=== Goal of the exercise ===
List each line of the data in which the string "React" appears.

%%

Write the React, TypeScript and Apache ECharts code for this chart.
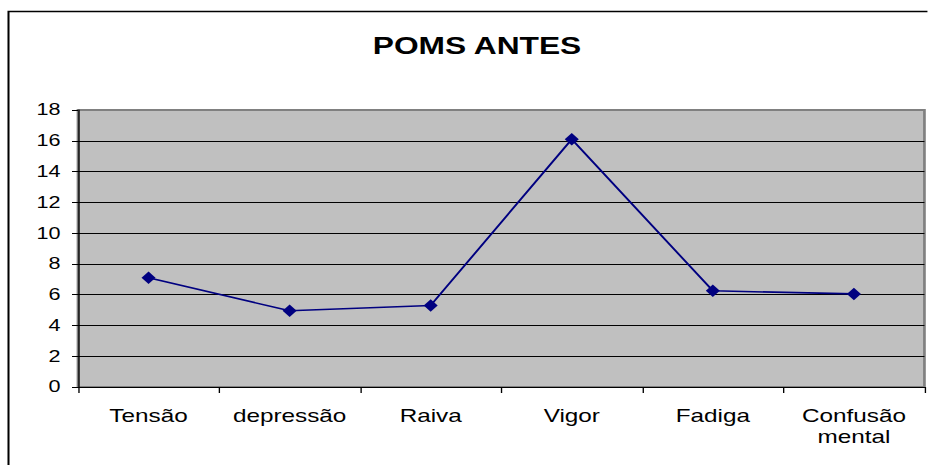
import React, { useEffect, useRef } from 'react';
import * as echarts from 'echarts';

const categories: string[] = ['Tensão', 'depressão', 'Raiva', 'Vigor', 'Fadiga', 'Confusão mental'];
const values: number[] = [7.1, 4.95, 5.3, 16.1, 6.25, 6.05];
const titleText = 'POMS ANTES';
const yMin = 0;
const yMax = 18;
const yInterval = 2;

const STRETCH = 1.35;
const W = 928 / STRETCH;
const H = 465;
const FONT = '"Liberation Sans", Arial, sans-serif';

export default function App() {
  const ref = useRef<HTMLDivElement>(null);
  useEffect(() => {
    if (!ref.current) return;
    const chart = echarts.init(ref.current, undefined, { renderer: 'svg' });
    const splitColors: string[] = [];
    for (let v = yMin; v <= yMax; v += yInterval) splitColors.push(v === yMax ? '#808080' : '#000000');
    chart.setOption({
      animation: false,
      backgroundColor: '#ffffff',
      graphic: [
        {
          type: 'polyline',
          shape: { points: [[8.5 / STRETCH, 470], [8.5 / STRETCH, 11.5], [W + 20, 11.5]] },
          style: { fill: 'none', stroke: '#000000', lineWidth: 1.5 },
          silent: true,
          z: -10,
        },
        {
          type: 'text',
          x: 477 / STRETCH,
          y: 46,
          style: {
            text: titleText,
            textAlign: 'center',
            textVerticalAlign: 'middle',
            font: `bold 23.5px ${FONT}`,
            fill: '#000000',
          },
        },
      ],
      grid: {
        left: 78 / STRETCH,
        right: 3 / STRETCH,
        top: 110,
        bottom: 78,
        show: true,
        backgroundColor: '#c0c0c0',
        borderColor: '#808080',
        borderWidth: 2,
      },
      xAxis: {
        type: 'category',
        data: categories,
        boundaryGap: true,
        axisLine: { show: true, lineStyle: { color: '#000000', width: 1 } },
        axisTick: { show: true, length: 6, inside: false, lineStyle: { color: '#000000' } },
        axisLabel: {
          color: '#000000',
          fontFamily: FONT,
          fontSize: 18,
          lineHeight: 21,
          margin: 19,
          interval: 0,
          formatter: (v: string) => v.replace(' ', '\n'),
        },
        splitLine: { show: false },
      },
      yAxis: {
        type: 'value',
        min: yMin,
        max: yMax,
        interval: yInterval,
        axisLine: { show: true, lineStyle: { color: '#000000', width: 1 } },
        axisTick: { show: true, length: 6 / STRETCH, inside: false, lineStyle: { color: '#000000' } },
        axisLabel: { color: '#000000', fontFamily: FONT, fontSize: 16, margin: 13 },
        splitLine: { show: true, lineStyle: { color: splitColors, width: 1 } },
      },
      series: [
        {
          type: 'line',
          data: values,
          symbol: 'diamond',
          symbolSize: [10.4, 12.5],
          lineStyle: { color: '#000080', width: 1.6 },
          itemStyle: { color: '#000080' },
        },
      ],
    });
    return () => chart.dispose();
  }, []);
  return (
    <div
      style={{
        position: 'fixed',
        left: 0,
        top: 0,
        width: 928,
        height: H,
        overflow: 'hidden',
        background: '#ffffff',
      }}
    >
      <div
        ref={ref}
        style={{
          position: 'absolute',
          left: 0,
          top: 0,
          width: W,
          height: H,
          transform: `scaleX(${STRETCH})`,
          transformOrigin: '0 0',
        }}
      />
    </div>
  );
}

%%

=== Exercise result ===
Write the React, TypeScript and Apache ECharts code for this chart.
import React, { useEffect, useRef } from 'react';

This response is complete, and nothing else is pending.